Teachers pushed to limits

There’s a lot you can learn from your first job, writes AEU Tasmania President David Genford.

At age 16 I was lucky enough to gain employment as an indoor sports umpire.

It was a fantastic job which served me well for three years while I was studying. 

In the mornings I’d referee junior games, in the afternoons I’d cover adult matches.

The shifts weren’t too long and the work itself wasn’t overly demanding, but like most young Australians, I always appreciated that feeling of relief come knock-off time.

There were days when we were short-staffed, and I can’t remember how many times I was asked to stay back and work overtime, umpiring a second, third, fourth match.

But I never turned it down – It meant extra money for this once cash-strapped student and the overtime penalties were welcome.

I didn’t want to let down the players when we were short-staffed, but I can’t say I would have done the extra work without being paid for it.

Fast forward 25 years and there’s still a lot of overtime, but now it’s in schools and it goes unpaid.

Now the “shifts” are long, and the work is demanding.

Students instead of players, lesson preparation instead of helping out around the clubhouse.

While teaching at Taroona High School during Term 1 this year, there were little-to-no days where I would clock-off work at the end of my contracted hours.

It’s because in this profession, overtime work isn’t exactly optional, it’s compulsory. And the penalty rates? Forget it.

Can you imagine a teacher telling a student, “sorry, can’t help you with that question, my shift has just ended”?

Or, a teacher not planning for tomorrow’s class activities because they ran out of time in their “normal” work hours?

Tasmanian teachers, on average, work 11 hours of unpaid overtime every week. That means an average teacher has worked their contracted hours by Thursday’s recess break.

It is little wonder one in three teachers leave the profession in their first five years. 

How can we expect to attract and retain talented teachers, to lift the learning for the next generation of Tasmanians, if our educators’ unconditional workload is rewarded by the lowest pay in the country? 

Tasmanian schools are facing funding shortfalls, teacher shortages and an unmet need for professional support staff, as pointed out in the recent inquiry into abuse in schools.

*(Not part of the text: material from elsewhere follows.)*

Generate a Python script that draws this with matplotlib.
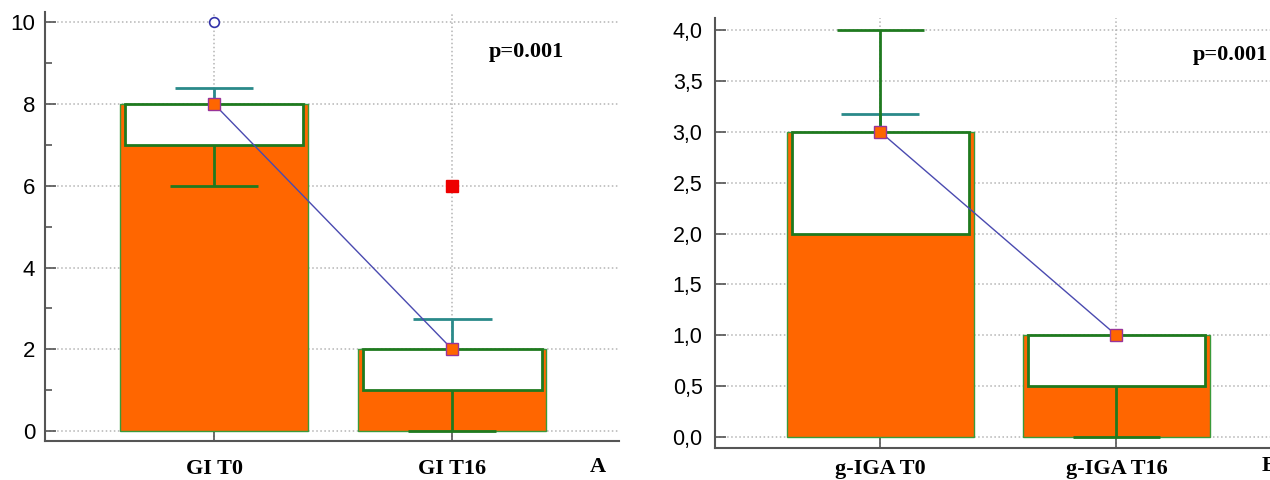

The independent report explains: “One consistent refrain across all the schools we visited was that the demand for school support staff greatly outweighed the allocated resources for these positions by the Department of Education”.

Teachers are stressed, burnt out, lacking support and many are questioning why they are continuing to work in an undervalued profession.

A common, collective answer for that question is, because they do it for the students.

For too long the state government has relied on teacher goodwill, forcing educators to go above-and-beyond for students, without adequate resources to assist them.

If my workload was stretched thinner while umpiring, at least I knew I’d be thanked generously come pay day.

This government knows that on average, every Tasmanian school is missing out on $630,000 in funding every year, yet our leaders are happy to sit on their hands, withholding appropriate resourcing as teacher workloads stretch thinner and thinner.

Australian Education Union members across the state have been holding ‘wear red’ days during Terms 3 and 4 this year, highlighting that teacher workload has ballooned unacceptably high.

No one wins when teacher workloads worsen, and no one is at more of a loss than our students.

AEU member educators this week showed their workload has them seeing red. School and college teachers, principals and support staff walked out on time, at the end of their working day, on Thursday in a stand against the government’s ongoing disrespect for teacher workload and student learning conditions.

If you saw a large teacher presence outside your local school after class hours on Thursday, it wasn’t because bus duty staffing increased, it is because Tasmanian teachers are fed up.

They are taking a stand because they care about their students and want to feel valued in their employment.

Will this government take notice or will we risk losing more high quality teachers and mentors for Tasmania’s future leaders?

The optimist in me hopes teachers on Thursday felt that feeling of relief once knock off time arrived. 

But I know Tasmanian teachers won’t be able to rest until they see real long-term solutions to their ongoing and growing workload.

It’s also highly likely teachers who walked out on time Thursday caught up on work from their home office – it’s in their nature. 

My first job taught me that going above and beyond came with reward. If only that was the case in our most important professions.